Fall Gelb—Case Yellow

Germany’s conquest of Poland, which began World War II in September 1939, was followed by several months without further action, known as the ‘Phony War’ in Britain, the ‘Sitting War’ in Germany and the ‘Joke War’ in France. During this period Hitler was offering peace to France and Britain and simultaneously preparing to invade western Europe under a plan codenamed Fall Gelb or Case Yellow.

Fall Gelb called for simultaneous attacks toward Holland in the north, Belgium in the center, and southward toward France.

Fall Gelb

Hitler plans the strategy

Rommel executes the tactics

The key to Fall Gelb was that German forces would punch through the rugged Ardennes in southeastern Belgium, which the Allies thought was too difficult—steep, heavily forested hillsides cut by deep narrow valleys—to permit an armored attack.

The breakout through the Ardennes was achieved in large part by Heinz Guderian in command of the 2nd Panzer Division, and Erwin Rommel in command of the 7th. They were both commanded to pause their attack, in accordance with the preset Fall Gelb timetable, but continued forward, claiming to be conducting a ‘reconnaissance in force.’ They raced from the Meuse all the way to the French coast and reached it by May 21st, cutting off the French and Belgium armies and the British Expeditionary Force in Belgium. This made the defense of Paris hopeless and ensured Allied defeat.

Hitler foolishly halted his attacks short of Dunkirk, where the British and some of the French army had been isolated, allowing over 300,000 men to retreat across the Channel in perhaps the greatest escape in military history. The evacuation of Dunkirk, known as Operation Dynamo, conducted by a wide variety of civilian craft as well as naval ships, began on May 30th and ended on June 3rd.

Winners and Losers

German cavalry at the Arc de Triumph

French POWs are marched away

The keys to Germany’s victory were, I think:

  • Attacks led by Panzer battlegroups consisting of massed, fast-moving tanks, with mechanized infantry in armored troop transports, which could punch through relatively static Allied defensive lines.
  • An integrated bombing campaign, using medium bombers and dive bombers, which softened up Allied defensive positions and terrified civilian population centers.
  • Speed: it took the German forces only five days to conquer Holland and only eleven days to race from Germany to the French coast, a distance of over 200 miles.
  • On the Allied side, poor planning, poor intelligence, and poor generalship. (It is interesting to note that five years later the Germans surprised the Allies again in the same place when they launched the Battle of the Bulge.)

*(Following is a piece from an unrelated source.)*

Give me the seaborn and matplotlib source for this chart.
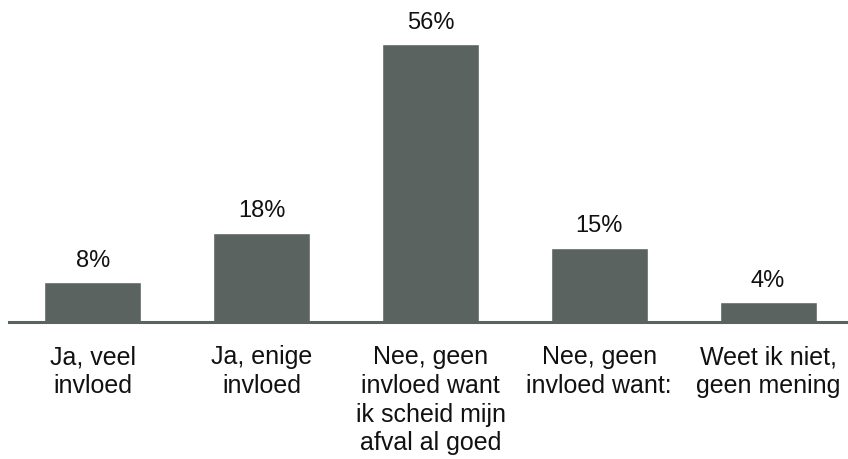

The imbalance between the forces, both in terms of quality and quantity, remains remarkable. As the following table illustrates, the Allies had numerical advantages in all categories except in aircraft. Both sides fielded over 3,000,000 men, but I estimate that only half of those, at best, were sufficiently trained and equipped to fight. All numbers are approximate.

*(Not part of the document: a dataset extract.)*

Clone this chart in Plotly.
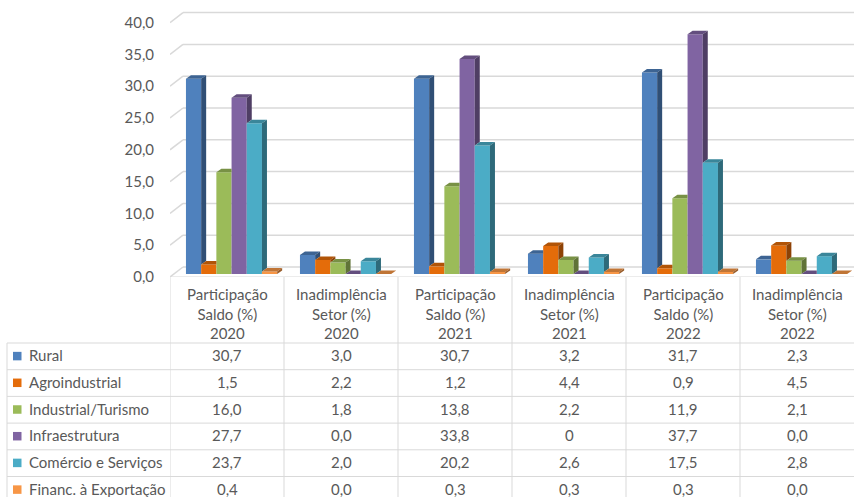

In terms of quality, although the Germans had Panzer IIIs and IVs, many of the armored battalions were still equipped with the older, lighter, Panzer Is and IIs. The Allies had more heavily-gunned, better-armored tanks, particularly the British Matilda and the French Cha B1.

Six-ton Panzer I versus 25-ton Matilda

The German forces also relied on horse-drawn transportation for their supplies, a weakness that would dog them throughout the war. (They took 600,000 horses into Russia in Operation Barbarossa, for example.)

The only area of clear German numerical superiority and qualitative equality was in the air, where the Luftwaffe had the superb Bf 109 fighter and the highly effective Junkers 87 Stuka dive bomber. The British deployed Hurricanes but kept their Spitfires in reserve—an inspired decision because the Blitzkrieg was followed immediately by the Battle of Britain.

Despite their relative weaknesses, the German victory was complete, as illustrated by each side’s losses. The French lost a staggering 8% of their male population as prisoners of war.

Paris fell on June 14th, 35 days after the launch of Fell Gelb, and Hitler came to inspect his trophy on June 23rd. Paris would remain in his hands until August, 1944.